YenRaven / annoy_ltm

annoy long term memory experiment for oobabooga/text-generation-webui
32 stars 3 forks source link

annoy_ltm

This repository contains an extension for the oobabooga-text-generation-webui application, introducing long-term memory to chat bots using the Annoy (Approximate Nearest Neighbors Oh Yeah) nearest neighbor vector database.

Features

The annoy_ltm extension provides chat bots with a form of long-term memory. It leverages the efficient search algorithm of Annoy to retrieve similar vector representations from the history, allowing the bot to reference past interactions.

Installation

This extension can be installed like any other extension to the oobabooga-text-generation-webui, with an additional requirement for the Spacy language model.
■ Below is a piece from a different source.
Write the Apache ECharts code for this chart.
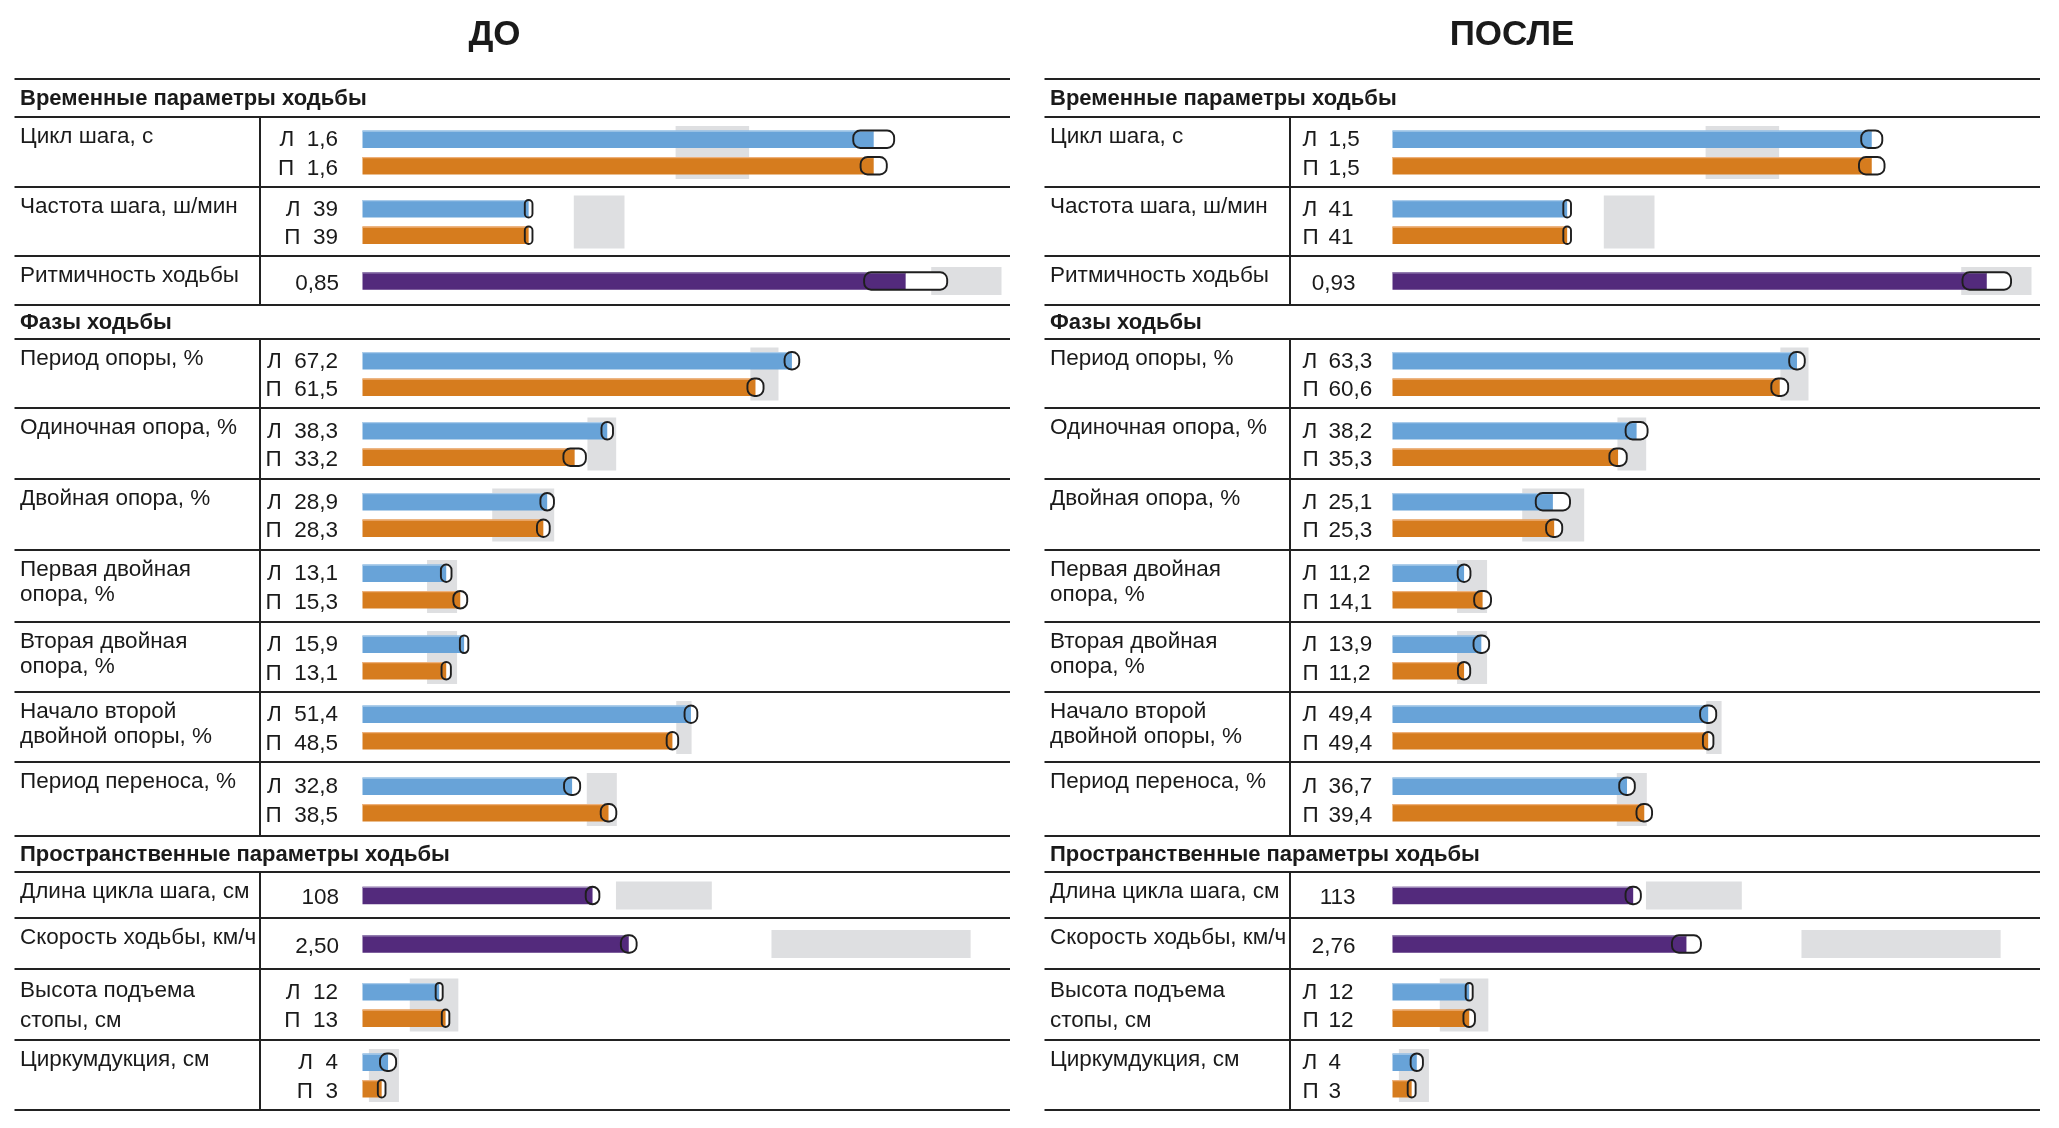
<!DOCTYPE html>
<html><head><meta charset="utf-8">
<script src="https://cdn.jsdelivr.net/npm/echarts@6/dist/echarts.min.js"></script>
<style>html,body{margin:0;padding:0;background:#fff}#c{width:2059px;height:1128px}</style>
</head><body><div id="c"></div><script>
// ---------------- DATA ----------------
const panelTitles = ['ДО', 'ПОСЛЕ'];
const sectionTitles = ['Временные параметры ходьбы', 'Фазы ходьбы', 'Пространственные параметры ходьбы'];
const sectionFirstRow = [0, 3, 10];
const sides = ['Л', 'П'];
const rowLabels = [
  'Цикл шага, с', 'Частота шага, ш/мин', 'Ритмичность ходьбы',
  'Период опоры, %', 'Одиночная опора, %', 'Двойная опора, %',
  'Первая двойная\nопора, %', 'Вторая двойная\nопора, %', 'Начало второй\nдвойной опоры, %',
  'Период переноса, %',
  'Длина цикла шага, см', 'Скорость ходьбы, км/ч', 'Высота подъема\nстопы, см', 'Циркумдукция, см'
];
const axisMax  = [2, 150, 1, 100, 100, 100, 100, 100, 100, 100, 300, 6, 100, 100];
const decimals = [1, 0, 2, 1, 1, 1, 1, 1, 1, 1, 0, 2, 0, 0];
const normalLow  = [0.98, 49.6, 0.89, 60.7, 35.2, 20.3, 10.1, 10.1, 49.1, 35.1, 119, 3.84, 7.4, 1.0];
const normalHigh = [1.21, 61.5, 1.0, 65.1, 39.7, 30.0, 14.8, 14.8, 51.5, 39.8, 164, 5.71, 15.0, 5.7];

const beforeLeft    = [1.6, 39, 0.85, 67.2, 38.3, 28.9, 13.1, 15.9, 51.4, 32.8, 108, 2.50, 12, 4];
const beforeRight   = [1.6, 39, null, 61.5, 33.2, 28.3, 15.3, 13.1, 48.5, 38.5, null, null, 13, 3];
const beforeSdLeft  = [0.064, 0.9, 0.065, 1.15, 0.9, 1.06, 0.83, 0.66, 1.0, 1.26, 3.2, 0.074, 0.47, 1.26];
const beforeSdRight = [0.041, 0.9, null, 1.26, 1.76, 1.0, 1.09, 0.73, 0.9, 1.22, null, null, 0.59, 0.6];

const afterLeft     = [1.5, 41, 0.93, 63.3, 38.2, 25.1, 11.2, 13.9, 49.4, 36.7, 113, 2.76, 12, 3.8];
const afterRight    = [1.5, 41, null, 60.6, 35.3, 25.3, 14.1, 11.2, 49.4, 39.4, null, null, 12, 3];
const afterSdLeft   = [0.033, 0.9, 0.038, 1.22, 1.72, 2.68, 1.0, 1.22, 1.26, 1.22, 3.6, 0.136, 0.47, 0.96];
const afterSdRight  = [0.04, 0.9, null, 1.32, 1.36, 1.26, 1.32, 0.96, 0.82, 1.22, null, null, 0.9, 0.62];

// ---------------- STYLE / LAYOUT ----------------
const FONT = '"Liberation Sans", Arial, sans-serif';
const TXT = '#1a1a1a';
const LINE = '#222222';
const COL = ['#68a3d8', '#d67c1e', '#532a7c'];
const EDGE = ['#a9cbea', '#eeb07a', '#9a86b6'];
const GREY = '#dedfe1';
const PANEL_X = [14.5, 1044.5];
const PANEL_W = 995.5;
const DIV_OFF = 245.5;
const BAR_OFF = 348;
const SCALE_W = 639;
const TOP_Y = 79;
const HEADER_H = [38, 34, 36];
const ROW_H = [70, 69, 49, 69, 71, 71, 72, 70, 70, 74, 46, 51, 71, 70];
const LABEL_LH = [25, 25, 25, 25, 25, 25, 25, 25, 25, 25, 25, 25, 30, 25];
const BAR_H = 17.5;
const FS = 22.5;

const panels = [
  {L: beforeLeft, R: beforeRight, sL: beforeSdLeft, sR: beforeSdRight},
  {L: afterLeft, R: afterRight, sL: afterSdLeft, sR: afterSdRight}
];

// vertical layout
const rowTop = [], headerTop = [];
let yy = TOP_Y;
for (let r = 0; r < rowLabels.length; r++) {
  const s = sectionFirstRow.indexOf(r);
  if (s >= 0) { headerTop[s] = yy; yy += HEADER_H[s]; }
  rowTop[r] = yy; yy += ROW_H[r];
}

function fmt(v, d) { return v.toFixed(d).replace('.', ','); }

const grids = [], xAxes = [], yAxes = [], series = [], graphics = [];

function greyRender(params, api) {
  const a = api.coord([api.value(0), 0]);
  const b = api.coord([api.value(1), 0]);
  const cs = params.coordSys;
  return {type: 'rect', shape: {x: a[0], y: cs.y, width: b[0] - a[0], height: cs.height}, style: {fill: GREY}};
}

function makeBarRender(p, r, single) {
  return function (params, api) {
    const v = api.value(0), c = api.value(1), sd = api.value(2);
    const cs = params.coordSys;
    const base = api.coord([0, c]);
    const end = api.coord([v, c]);
    const lo = api.coord([v - sd, c]);
    const hi = api.coord([v + sd, c]);
    const y = end[1];
    let px = lo[0], pw = hi[0] - lo[0];
    if (pw < 7) { px = end[0] - 3.5; pw = 7; }
    const rr = Math.min(pw / 2, 7);
    const ci = single ? 2 : c;
    const children = [
      {type: 'rect', shape: {x: px, y: y - BAR_H / 2, width: pw, height: BAR_H, r: rr}, style: {fill: '#ffffff'}},
      {type: 'rect', shape: {x: base[0], y: y - BAR_H / 2, width: end[0] - base[0], height: BAR_H}, style: {fill: COL[ci]}},
      {type: 'rect', shape: {x: base[0], y: y - BAR_H / 2, width: end[0] - base[0], height: 1.3}, style: {fill: EDGE[ci]}},
      {type: 'rect', shape: {x: px, y: y - BAR_H / 2, width: pw, height: BAR_H, r: rr}, style: {fill: null, stroke: '#1e1e1e', lineWidth: 1.9}}
    ];
    const ty = y + (single ? 2.5 : (c === 0 ? 1 : 3));
    const ts = {fontFamily: FONT, fontSize: FS, fill: TXT, verticalAlign: 'middle'};
    const val = fmt(v, decimals[r]);
    if (p === 0) {
      if (single) children.push({type: 'text', x: cs.x - 23.5, y: ty, style: Object.assign({text: val, align: 'right'}, ts)});
      else children.push({type: 'text', x: cs.x - 24.5, y: ty, style: Object.assign({text: sides[c] + '  ' + val, align: 'right'}, ts)});
    } else {
      if (single) children.push({type: 'text', x: cs.x - 37, y: ty, style: Object.assign({text: val, align: 'right'}, ts)});
      else {
        children.push({type: 'text', x: cs.x - 90, y: ty, style: Object.assign({text: sides[c], align: 'left'}, ts)});
        children.push({type: 'text', x: cs.x - 64, y: ty, style: Object.assign({text: val, align: 'left'}, ts)});
      }
    }
    return {type: 'group', children: children};
  };
}

for (let p = 0; p < 2; p++) {
  const P = panels[p];
  const X0 = PANEL_X[p];
  graphics.push({type: 'text', x: X0 + (p === 0 ? 480 : 467.5), y: 35,
    style: {text: panelTitles[p], fontFamily: FONT, fontSize: 35, fontWeight: 'bold', fill: TXT, align: 'center', verticalAlign: 'middle'}});
  graphics.push({type: 'line', shape: {x1: X0, y1: TOP_Y, x2: X0 + PANEL_W, y2: TOP_Y}, style: {stroke: LINE, lineWidth: 2.2}});
  for (let s = 0; s < sectionTitles.length; s++) {
    const hy = headerTop[s];
    graphics.push({type: 'text', x: X0 + 5.5, y: hy + HEADER_H[s] / 2 + 1,
      style: {text: sectionTitles[s], fontFamily: FONT, fontSize: 22, fontWeight: 'bold', fill: TXT, align: 'left', verticalAlign: 'middle'}});
    graphics.push({type: 'line', shape: {x1: X0, y1: hy + HEADER_H[s], x2: X0 + PANEL_W, y2: hy + HEADER_H[s]}, style: {stroke: LINE, lineWidth: 2.2}});
    const first = sectionFirstRow[s];
    const last = (s + 1 < sectionFirstRow.length ? sectionFirstRow[s + 1] : rowLabels.length) - 1;
    graphics.push({type: 'line', shape: {x1: X0 + DIV_OFF, y1: rowTop[first], x2: X0 + DIV_OFF, y2: rowTop[last] + ROW_H[last]}, style: {stroke: LINE, lineWidth: 2}});
  }
  for (let r = 0; r < rowLabels.length; r++) {
    const top = rowTop[r];
    graphics.push({type: 'text', x: X0 + 5.5, y: top + 7,
      style: {text: rowLabels[r], fontFamily: FONT, fontSize: FS, fill: TXT, align: 'left', verticalAlign: 'top', lineHeight: LABEL_LH[r]}});
    graphics.push({type: 'line', shape: {x1: X0, y1: top + ROW_H[r], x2: X0 + PANEL_W, y2: top + ROW_H[r]}, style: {stroke: LINE, lineWidth: 2.2}});

    const single = P.R[r] == null;
    const gh = single ? 28 : 53;
    const center = top + ROW_H[r] / 2 + 0.5;
    const g = grids.length;
    grids.push({left: X0 + BAR_OFF, top: center - gh / 2, width: SCALE_W, height: gh, containLabel: false});
    xAxes.push({gridIndex: g, type: 'value', min: 0, max: axisMax[r], show: false});
    yAxes.push({gridIndex: g, type: 'category', data: single ? [''] : sides, inverse: true, show: false});
    series.push({type: 'custom', coordinateSystem: 'cartesian2d', xAxisIndex: g, yAxisIndex: g, z: 1, silent: true, clip: false,
      encode: {x: [0, 1], y: 2}, data: [[normalLow[r], normalHigh[r], 0]], renderItem: greyRender});
    const items = [[P.L[r], 0, P.sL[r]]];
    if (!single) items.push([P.R[r], 1, P.sR[r]]);
    series.push({type: 'custom', coordinateSystem: 'cartesian2d', xAxisIndex: g, yAxisIndex: g, z: 2, silent: true, clip: false,
      encode: {x: 0, y: 1}, data: items, renderItem: makeBarRender(p, r, single)});
  }
}

const chart = echarts.init(document.getElementById('c'), null, {renderer: 'canvas'});
chart.setOption({
  animation: false,
  backgroundColor: '#ffffff',
  grid: grids, xAxis: xAxes, yAxis: yAxes, series: series,
  graphic: {elements: graphics}
});
</script></body></html>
Follow the instructions below:

  1. Download and install the Spacy en_core_web_sm model. You can do this by running the cmd_windows.bat and then executing the following commands in the resulting cmd shell:

Windows WSL:

pip install -U pip setuptools wheel
pip install -U spacy
python -m spacy download en_core_web_sm

Linux: In the environment you are using for Oobabooga-text-generation-webui, run the folowing command:

python -m spacy download en_core_web_sm
  1. Follow the regular installation process for extensions to the oobabooga-text-generation-webui application.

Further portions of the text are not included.